Besides songwriting and performing, Ellsworth began producing music shows around the New York and New England area. His summertime Sunset Music Series on "the barge" in Brooklyn's Redhook has become one of the coolest, sought after gigs in NYC. He also produces the Bull Run Concert Series at the Bull Run Restaurant in Massachusetts where he brings in "All the great performers I admired growing up."

Ellsworth hails from the factory town of Leominster, MA where he spent most of his early years “wandering around empty lots & collecting stuff no one else wanted."
Phil Hicks was born & raised in Cincinnati, OH, where “the style of music you heard depended on which part of town you happened to be in."

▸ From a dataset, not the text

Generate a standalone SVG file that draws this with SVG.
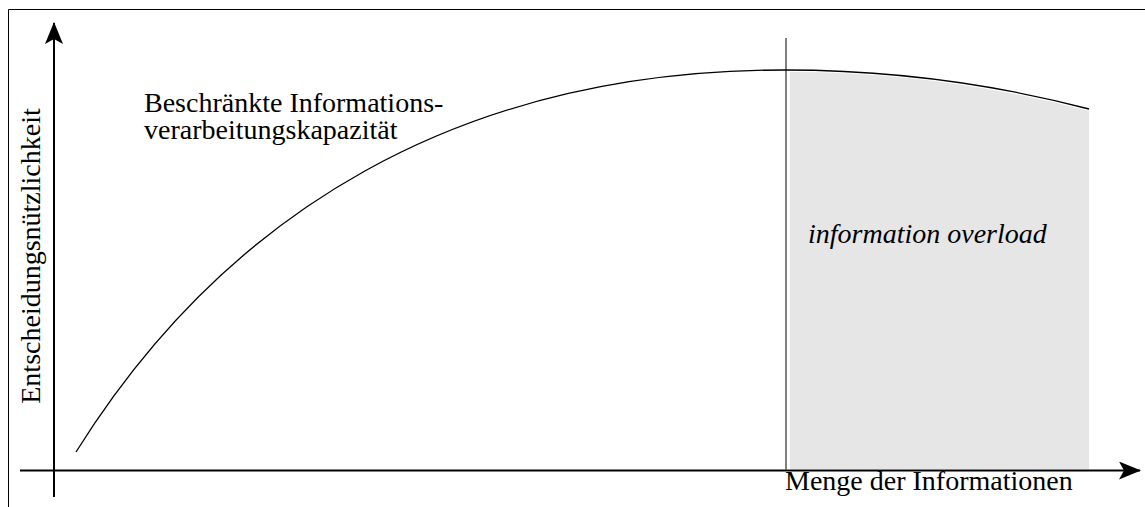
<svg xmlns="http://www.w3.org/2000/svg" width="1145" height="507" viewBox="0 0 1145 507">
<style>
.t{font-family:"Liberation Serif","Times New Roman",serif;font-size:28px;fill:#000}
.ax{stroke:#000;stroke-width:2;fill:none}
.frame{stroke:#000;stroke-width:1;fill:none}
</style>
<defs>
<marker id="ah" viewBox="0 0 22 18" refX="21" refY="9" markerWidth="22" markerHeight="18" markerUnits="userSpaceOnUse" orient="auto">
<path d="M0,0 L22,9 L0,18 L5,9 Z" fill="#000"/>
</marker>
</defs>
<rect width="1145" height="507" fill="#fff"/>
<g id="frame">
<path class="frame" d="M8.5,507 V9.5 H1145"/>
</g>
<g id="overload-area">
<path d="M790,72 Q940,72 1089,111 V469 H790 Z" fill="#e6e6e6"/>
</g>
<g id="connectors">
<line class="ax" x1="54" y1="497" x2="54" y2="23" marker-end="url(#ah)"/>
<line class="ax" x1="20" y1="470.5" x2="1140" y2="470.5" marker-end="url(#ah)"/>
<line x1="786" y1="38" x2="786" y2="470" stroke="#555" stroke-width="1.5"/>
<path d="M76,452 C226,212 460,70 785,70 Q940,70 1089,109" fill="none" stroke="#000" stroke-width="1.3"/>
</g>
<g id="label-capacity">
<text class="t" x="144" y="112">Beschränkte Informations-</text>
<text class="t" x="144" y="139">verarbeitungskapazität</text>
</g>
<g id="label-overload">
<text class="t" x="808" y="243" font-style="italic">information overload</text>
</g>
<g id="label-x">
<text class="t" x="785" y="490">Menge der Informationen</text>
</g>
<g id="label-y">
<text class="t" transform="translate(39.5,256) rotate(-90)" text-anchor="middle">Entscheidungsnützlichkeit</text>
</g>
</svg>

And so, in October of 1980 these two met at a pretentious little dinner party in the suburbs of Massachusetts. Neither of them had much in common with the gourmet-minded guests. Both of them couldn’t wait for the chance to duck outside for some fresh air. But little did they know that their conversation that night would be the start of a musical relationship that would last so long. After all, what would a white guy from central Mass have in common with a black guy from southern Ohio anyway? One listened to Bob Dylan while the other dug George Clinton. What they soon discovered was that they liked many of the same artists; Rolling Stones, Fats Waller, James Taylor and Jimi Hendrix to name a few. They also shared an affinity for sweet melodies, tight harmonies and a straight-forward approach to songwriting which incorporated diverse styles and influences. The result of this musical marriage is an acoustic duo whose sound is both fresh and familiar; certainly heartfelt, but not unwilling to poke fun at itself.